Sadjarwo refuted the accusations, and pointed out that during his time with the Peasants Front of Indonesia, the organization was not affiliated with any party. He had left the Peasants Front of Indonesia, he claimed, after he felt that the organization was becoming more and more leftist. He also pointed out that, in 1964, he condemned the actions of the Communist Party of Indonesia and in return, the Communist Party of Indonesia demanded that he be removed from his position as minister.

Even though Soerojo admitted his mistakes and revised the book in the third edition, Nalenan refused to admit the fact that Sadjarwo was not a communist. Nalenan stated that the Peasants Front of Indonesia was involved in the Madiun Affair, and in September 1953, the organization officially merged with the Indonesian Peasants' Union. Due to this ongoing accusation by Nalenan, Sadjarwo, along with one of his children, announced plans to sue Nalenan in court.

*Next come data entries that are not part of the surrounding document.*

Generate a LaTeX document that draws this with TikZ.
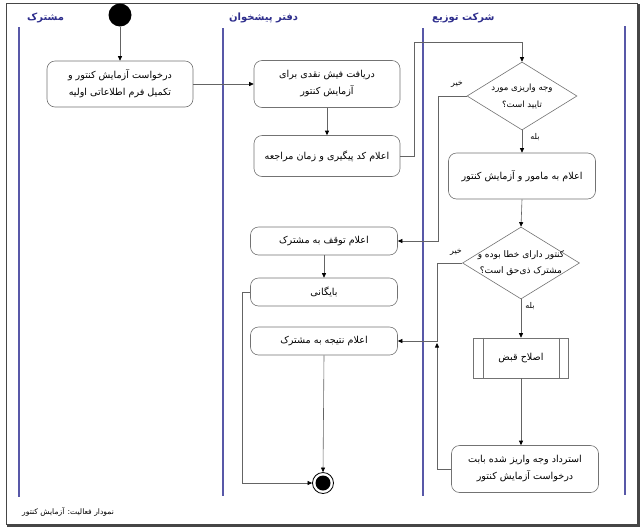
\documentclass[tikz,border=0pt]{standalone}
\usepackage{fontspec}
\newfontfamily\fa[Script=Arabic]{DejaVu Sans}
\TeXXeTstate=1
\usetikzlibrary{shapes.geometric,arrows.meta}
\newcommand\rl[1]{\beginR #1\endR}
\definecolor{laneblue}{RGB}{88,88,168}
\definecolor{titleblue}{RGB}{45,45,140}
\definecolor{boxgray}{RGB}{115,115,115}
\definecolor{linegray}{RGB}{100,100,100}
\definecolor{framegray}{RGB}{70,70,70}
\begin{document}
\begin{tikzpicture}[x=1pt,y=-1pt,
  lane/.style={draw=laneblue,line width=1.4pt},
  lanetitle/.style={text=titleblue,font={\fa\bfseries\fontsize{10}{12}\selectfont},anchor=west,inner sep=0},
  actbox/.style={draw=boxgray,line width=0.6pt,rounded corners=8pt,fill=white,align=center,
     font={\fa\fontsize{9.6}{17}\selectfont},inner sep=2pt},
  dia/.style={diamond,draw=boxgray,line width=0.6pt,inner sep=0,fill=white},
  diatext/.style={align=center,font={\fa\fontsize{9}{16}\selectfont},inner sep=0},
  guard/.style={font={\fa\fontsize{8}{9}\selectfont},inner sep=0},
  conn/.style={draw=linegray,line width=0.6pt},
  arr/.style={conn,-{Triangle[length=4.5pt,width=4pt,color=black]}}]
\useasboundingbox (0,0) rectangle (643,531);
% frame
\draw[framegray,line width=0.8pt] (6,3) rectangle (637,524);
\draw[framegray,line width=2.4pt] (638.5,4) -- (638.5,525.5) -- (7,525.5);
% lanes
\draw[lane] (19,27) -- (19,497);
\draw[lane] (223,28) -- (223,496);
\draw[lane] (423,28) -- (423,496);
\draw[lane] (625,26) -- (625,495);
\node[lanetitle] (t1) at (27,18) {\rl{مشترک}};
\node[lanetitle] (t2) at (229,18) {\rl{دفتر پیشخوان}};
\node[lanetitle] (t3) at (432,18) {\rl{شرکت توزیع}};
% nodes
\node[circle,fill=black,minimum size=23pt,inner sep=0] (start) at (120,15) {};
\node[actbox,minimum width=146pt,minimum height=46pt] (b1) at (120,84)
  {\rl{درخواست آزمایش کنتور و}\\\rl{تکمیل فرم اطلاعاتی اولیه}};
\node[actbox,minimum width=146pt,minimum height=47pt] (b2) at (327,84)
  {\rl{دریافت فیش نقدی برای}\\\rl{آزمایش کنتور}};
\node[actbox,minimum width=146pt,minimum height=41pt] (b3) at (327,156)
  {\rl{اعلام کد پیگیری و زمان مراجعه}};
\node[actbox,minimum width=147pt,minimum height=28pt] (b4) at (324,241)
  {\rl{اعلام توقف به مشترک}};
\node[actbox,minimum width=147pt,minimum height=28pt] (b5) at (324,292)
  {\rl{بایگانی}};
\node[actbox,minimum width=147pt,minimum height=28pt] (b6) at (324,341)
  {\rl{اعلام نتیجه به مشترک}};
\node[dia,minimum width=110pt,minimum height=68pt] (d1) at (522,96) {};
\node[diatext,font={\fa\fontsize{8.6}{17}\selectfont}] (d1t) at (d1) {\rl{وجه واریزی مورد}\\\rl{تایید است؟}};
\node[actbox,minimum width=147pt,minimum height=46pt] (b7) at (522,176)
  {\rl{اعلام به مامور و آزمایش کنتور}};
\node[dia,minimum width=117pt,minimum height=72pt] (d2) at (521,263) {};
\node[diatext] (d2t) at (d2) {\rl{کنتور دارای خطا بوده و}\\\rl{مشترک ذی‌حق است؟}};
\node[draw=boxgray,line width=0.6pt,fill=white,minimum width=95pt,minimum height=40pt,
  font={\fa\fontsize{9.6}{12}\selectfont}] (b8) at (521,358) {\rl{اصلاح قبض}};
\draw[boxgray,line width=0.6pt] ([xshift=10pt]b8.north west) -- ([xshift=10pt]b8.south west);
\draw[boxgray,line width=0.6pt] ([xshift=-10pt]b8.north east) -- ([xshift=-10pt]b8.south east);
\node[actbox,minimum width=147pt,minimum height=47pt] (b9) at (525,469)
  {\rl{استرداد وجه واریز شده بابت}\\\rl{درخواست آزمایش کنتور}};
\node[circle,draw=black,line width=0.8pt,minimum size=21pt,inner sep=0] (end) at (323,483) {};
\fill (end.center) circle (7.5pt);
% guards
\node[guard] (g1) at (457,84) {\rl{خیر}};
\node[guard] (g2) at (535,137) {\rl{بله}};
\node[guard] (g3) at (456,252) {\rl{خیر}};
\node[guard] (g4) at (530,306) {\rl{بله}};
% connectors
\coordinate (c1) at (414,42);
\coordinate (c2) at (438,241);
\coordinate (c3) at (437,341);
\coordinate (c5) at (437,343);
\coordinate (c6) at (242,483);
\draw[arr] (start) -- (b1);
\draw[arr] (b1) -- (b2);
\draw[arr] (b2) -- (b3);
\draw[arr] (b3.east) -| (c1) -| (d1.north);
\draw[arr] (d1.west) -| (c2) -- (b4.east);
\draw[arr] (d1.south) -- (b7.north);
\draw[arr] (b7.south) -- (d2.north);
\draw[arr] (d2.west) -| (c3) -- (b6.east);
\draw[arr] (d2.south) -- (b8.north);
\draw[arr] (b8.south) -- (b8.south |- b9.north);
\draw[arr] (b9.west) -| (c5);
\draw[arr] (b4) -- (b5);
\draw[arr] (b5.west) -| (c6) -- (end.west);
\draw[arr] (b6.south) -- (end.north);
% caption
\node[anchor=west,inner sep=0,font={\fa\fontsize{7.6}{9}\selectfont}] (cap) at (22,512)
  {\rl{نمودار فعالیت: آزمایش کنتور}};
\end{tikzpicture}
\end{document}
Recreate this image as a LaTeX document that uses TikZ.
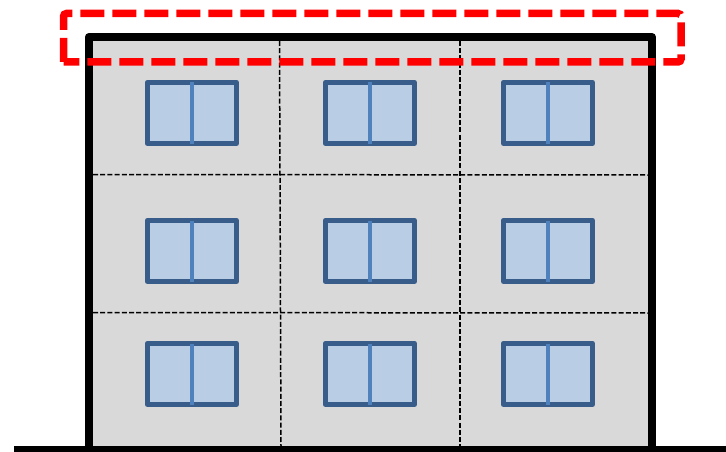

The military intervened, and on 1 February 1988, Sadjarwo was summoned by the regional military office, the Military District Commando 501 located in Central Jakarta. Three days later, the Staff Intelligence Officer of the district commando, Captain Basiroen S., went to Sadjarwo's university, the Untag. Basiroen stated that "There was no unrest in the university and the lectures went as usual. The problem is solved, Sadjarwo has clarified in the newspaper and everything is clear".

== Personal life ==
Sadjarwo was married to Nyi Endang Soemarti, a poet and a dancer. The couple had seven children. One of them, Isyana Sadjarwo, became the temporary deputy speaker of the People's Representative Council in 1982.

On 6 May 1996, Sadjarwo died in Jakarta. He was buried in the Wijaya Brata Garden, a garden cemetery for former teachers of Taman Siswa, located in Yogyakarta.